- Given exercise -
All pictures are to be skipped; retype only the lines from the top of the entries through the line with "4, bottom: 354", both included.

- Records provided -
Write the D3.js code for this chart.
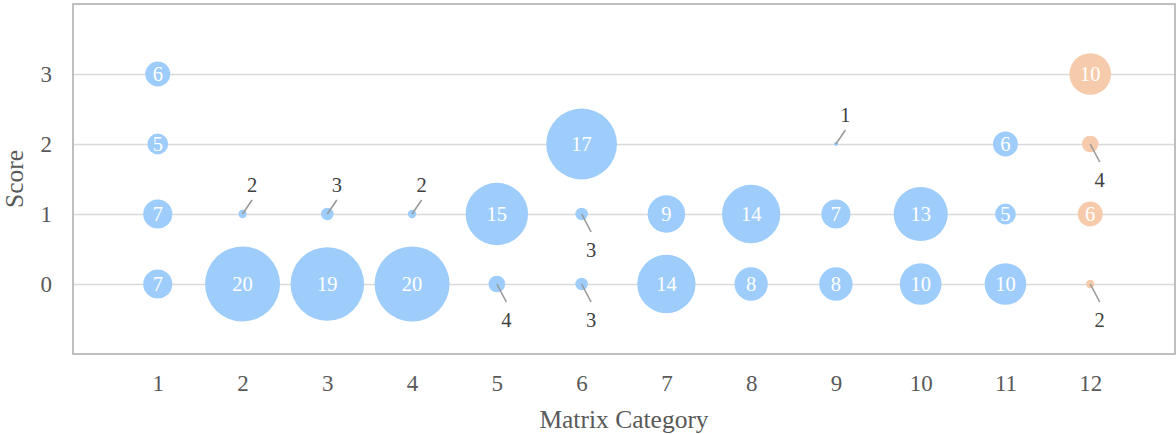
<!DOCTYPE html>
<html>
<head>
<meta charset="utf-8">
<script src="https://cdn.jsdelivr.net/npm/d3@7/dist/d3.min.js"></script>
<style>
  html, body { margin: 0; padding: 0; background: #fff; }
  svg { display: block; }
  text { font-family: "Liberation Serif", "Times New Roman", serif; }
</style>
</head>
<body>
<svg id="chart" width="1176" height="434"></svg>
<script>
// Matrix categories along the x axis and score levels on the y axis
const categories = [1, 2, 3, 4, 5, 6, 7, 8, 9, 10, 11, 12];
const scoreTicks = [0, 1, 2, 3];

// Each point: [category, score, count]
const seriesMain = [
  [1, 3, 6], [1, 2, 5], [1, 1, 7], [1, 0, 7],
  [2, 1, 2], [2, 0, 20],
  [3, 1, 3], [3, 0, 19],
  [4, 1, 2], [4, 0, 20],
  [5, 1, 15], [5, 0, 4],
  [6, 2, 17], [6, 1, 3], [6, 0, 3],
  [7, 1, 9], [7, 0, 14],
  [8, 1, 14], [8, 0, 8],
  [9, 2, 1], [9, 1, 7], [9, 0, 8],
  [10, 1, 13], [10, 0, 10],
  [11, 2, 6], [11, 1, 5], [11, 0, 10]
];
const seriesHighlight = [
  [12, 3, 10], [12, 2, 4], [12, 1, 6], [12, 0, 2]
];

const svg = d3.select("#chart");
const W = 1176, H = 434;
const plot = { left: 73, right: 1175, top: 4, bottom: 354 };

const x = d3.scaleLinear().domain([0, 13]).range([plot.left, plot.right]);
const y = d3.scaleLinear().domain([-1, 4]).range([plot.bottom, plot.top]);
const r = d3.scaleLinear().domain([0, 17, 20]).range([0, 35.4, 37.5]);

const font = '"Liberation Serif", "Times New Roman", serif';

// Horizontal gridlines
svg.append("g")
  .attr("transform", `translate(${plot.left},0)`)
  .call(d3.axisLeft(y).tickValues(scoreTicks).tickSize(-(plot.right - plot.left)).tickFormat(""))
  .call(g => g.select(".domain").remove())
  .call(g => g.selectAll("line").attr("stroke", "#d9d9d9").attr("stroke-width", 1.6));

// Plot frame
svg.append("rect")
  .attr("x", plot.left).attr("y", plot.top)
  .attr("width", plot.right - plot.left).attr("height", plot.bottom - plot.top)
  .attr("fill", "none").attr("stroke", "#bfbfbf").attr("stroke-width", 2);

// Y axis labels
svg.append("g")
  .attr("transform", `translate(${plot.left},0)`)
  .call(d3.axisLeft(y).tickValues(scoreTicks).tickSize(0).tickPadding(21).tickFormat(d3.format("d")))
  .call(g => g.select(".domain").remove())
  .call(g => g.selectAll("text")
    .attr("font-family", font).attr("font-size", 23).attr("fill", "#595959").attr("dy", "0.34em"));

// X axis labels
svg.append("g")
  .attr("transform", `translate(0,${plot.bottom})`)
  .call(d3.axisBottom(x).tickValues(categories).tickSize(0).tickPadding(21).tickFormat(d3.format("d")))
  .call(g => g.select(".domain").remove())
  .call(g => g.selectAll("text")
    .attr("font-family", font).attr("font-size", 23).attr("fill", "#595959").attr("dy", "0.71em"));

// Axis titles
svg.append("text")
  .attr("x", (plot.left + plot.right) / 2).attr("y", 428)
  .attr("text-anchor", "middle")
  .attr("font-size", 25.5).attr("fill", "#595959")
  .text("Matrix Category");

svg.append("text")
  .attr("transform", `translate(23,${(plot.top + plot.bottom) / 2}) rotate(-90)`)
  .attr("text-anchor", "middle")
  .attr("font-size", 25.5).attr("fill", "#595959")
  .text("Score");

// Small bubbles get an outside label on a short leader line; it points
// downward when another bubble sits directly above in the same column.
function drawSeries(data, color, allPoints) {
  const occupied = new Set(allPoints.map(d => d[0] + ":" + d[1]));
  const g = svg.append("g");
  const nodes = g.selectAll("g.pt").data(data).join("g").attr("class", "pt");

  nodes.append("circle")
    .attr("cx", d => x(d[0])).attr("cy", d => y(d[1]))
    .attr("r", d => r(d[2]))
    .attr("fill", color);

  const inside = nodes.filter(d => d[2] >= 5);
  inside.append("text")
    .attr("x", d => x(d[0])).attr("y", d => y(d[1]))
    .attr("dy", "0.35em")
    .attr("text-anchor", "middle")
    .attr("font-size", 20.5).attr("fill", "#ffffff")
    .text(d => d[2]);

  const outside = nodes.filter(d => d[2] < 5);
  const down = d => occupied.has(d[0] + ":" + (d[1] + 1));
  const endX = d => x(d[0]) + 9.5;
  const endY = d => y(d[1]) + (down(d) ? 18 : -14);

  outside.append("line")
    .attr("x1", d => x(d[0])).attr("y1", d => y(d[1]))
    .attr("x2", endX).attr("y2", endY)
    .attr("stroke", "#999999").attr("stroke-width", 1.6);

  outside.append("text")
    .attr("x", endX)
    .attr("y", d => endY(d) + (down(d) ? 25 : -8))
    .attr("text-anchor", "middle")
    .attr("font-size", 20.5).attr("fill", "#404040")
    .text(d => d[2]);
}

const allPoints = seriesMain.concat(seriesHighlight);
drawSeries(seriesMain, "#9ecdfc", allPoints);
drawSeries(seriesHighlight, "#f6cbab", allPoints);
</script>
</body>
</html>
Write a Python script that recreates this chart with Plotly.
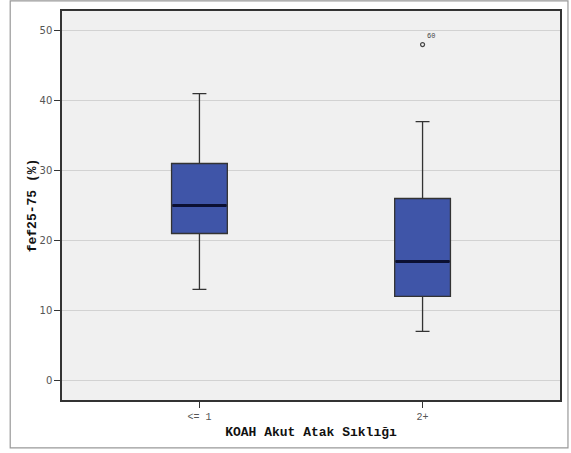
import plotly.graph_objects as go

categories = ["<= 1", "2+"]
lower_whisker = [13, 7]
q1 = [21, 12]
median = [25, 17]
q3 = [31, 26]
upper_whisker = [41, 37]
outlier_values = [48]
outlier_groups = ["2+"]
outlier_labels = ["60"]
y_ticks = [0, 10, 20, 30, 40, 50]

BOX_W = 0.25
xpos = list(range(len(categories)))

fig = go.Figure()
for i, c in enumerate(categories):
    fig.add_trace(go.Box(
        x=[xpos[i]], q1=[q1[i]], median=[median[i]], q3=[q3[i]],
        lowerfence=[lower_whisker[i]], upperfence=[upper_whisker[i]],
        width=BOX_W, whiskerwidth=0.25,
        fillcolor="#3F55A8", line=dict(color="#333333", width=1.3),
        boxpoints=False, showlegend=False, hoverinfo="skip",
    ))
    # thicker median line
    fig.add_trace(go.Scatter(
        x=[xpos[i] - BOX_W / 2 + 0.004, xpos[i] + BOX_W / 2 - 0.004],
        y=[median[i], median[i]], mode="lines",
        line=dict(color="#0B1033", width=3), showlegend=False, hoverinfo="skip",
    ))

ox = [xpos[categories.index(g)] for g in outlier_groups]
fig.add_trace(go.Scatter(
    x=ox, y=outlier_values, mode="markers",
    marker=dict(symbol="circle-open", size=4, color="#444444", line=dict(width=1.2)),
    showlegend=False, hoverinfo="skip",
))
for xv, yv, t in zip(ox, outlier_values, outlier_labels):
    fig.add_annotation(x=xv, y=yv, text=t, showarrow=False, xshift=8, yshift=9,
                       font=dict(family="Liberation Mono", size=7, color="#444444"))

fig.update_layout(
    width=571, height=453,
    margin=dict(l=62, r=9, t=11, b=53),
    paper_bgcolor="white", plot_bgcolor="#F0F0F0",
    font=dict(family="DejaVu Sans", color="#555555"),
    shapes=[dict(type="rect", xref="paper", yref="paper",
                 x0=-0.104, x1=1.016, y0=-0.123, y1=1.026,
                 line=dict(color="#999999", width=1.2), fillcolor="rgba(0,0,0,0)", layer="below")],
)
fig.update_xaxes(
    range=[-0.616, 1.616], tickvals=xpos, ticktext=categories,
    tickfont=dict(family="Liberation Mono", size=10, color="#555555"),
    ticks="outside", ticklen=6, tickcolor="#333333",
    showgrid=False, zeroline=False,
    showline=True, linecolor="#333333", linewidth=1.5, mirror=True,
    title=dict(text="KOAH Akut Atak Sıklığı", standoff=5,
               font=dict(family="Liberation Mono", size=13, color="#111111", weight="bold")),
)
fig.update_yaxes(
    range=[-2.8, 52.8], tickvals=y_ticks,
    tickfont=dict(family="DejaVu Sans", size=10, color="#555555"),
    ticks="outside", ticklen=6, tickcolor="#333333",
    showgrid=True, gridcolor="#D2D2D2", gridwidth=1.2, zeroline=False,
    showline=True, linecolor="#333333", linewidth=1.5, mirror=True,
    title=dict(text="fef25-75 (%)", standoff=0,
               font=dict(family="Liberation Mono", size=13, color="#111111", weight="bold")),
)

fig.write_html("out.html", config={"displayModeBar": False},
               post_script="document.body.style.margin='0';document.body.style.overflow='hidden';")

- Task solution -
Write the D3.js code for this chart.
<!DOCTYPE html>
<html>
<head>
<meta charset="utf-8">
<script src="https://cdn.jsdelivr.net/npm/d3@7/dist/d3.min.js"></script>
<style>
  html, body { margin: 0; padding: 0; background: #fff; }
  svg { display: block; }
  text { font-family: "Liberation Serif", "Times New Roman", serif; }
</style>
</head>
<body>
<svg id="chart" width="1176" height="434"></svg>
<script>
// Matrix categories along the x axis and score levels on the y axis
const categories = [1, 2, 3, 4, 5, 6, 7, 8, 9, 10, 11, 12];
const scoreTicks = [0, 1, 2, 3];

// Each point: [category, score, count]
const seriesMain = [
  [1, 3, 6], [1, 2, 5], [1, 1, 7], [1, 0, 7],
  [2, 1, 2], [2, 0, 20],
  [3, 1, 3], [3, 0, 19],
  [4, 1, 2], [4, 0, 20],
  [5, 1, 15], [5, 0, 4],
  [6, 2, 17], [6, 1, 3], [6, 0, 3],
  [7, 1, 9], [7, 0, 14],
  [8, 1, 14], [8, 0, 8],
  [9, 2, 1], [9, 1, 7], [9, 0, 8],
  [10, 1, 13], [10, 0, 10],
  [11, 2, 6], [11, 1, 5], [11, 0, 10]
];
const seriesHighlight = [
  [12, 3, 10], [12, 2, 4], [12, 1, 6], [12, 0, 2]
];

const svg = d3.select("#chart");
const W = 1176, H = 434;
const plot = { left: 73, right: 1175, top: 4, bottom: 354 };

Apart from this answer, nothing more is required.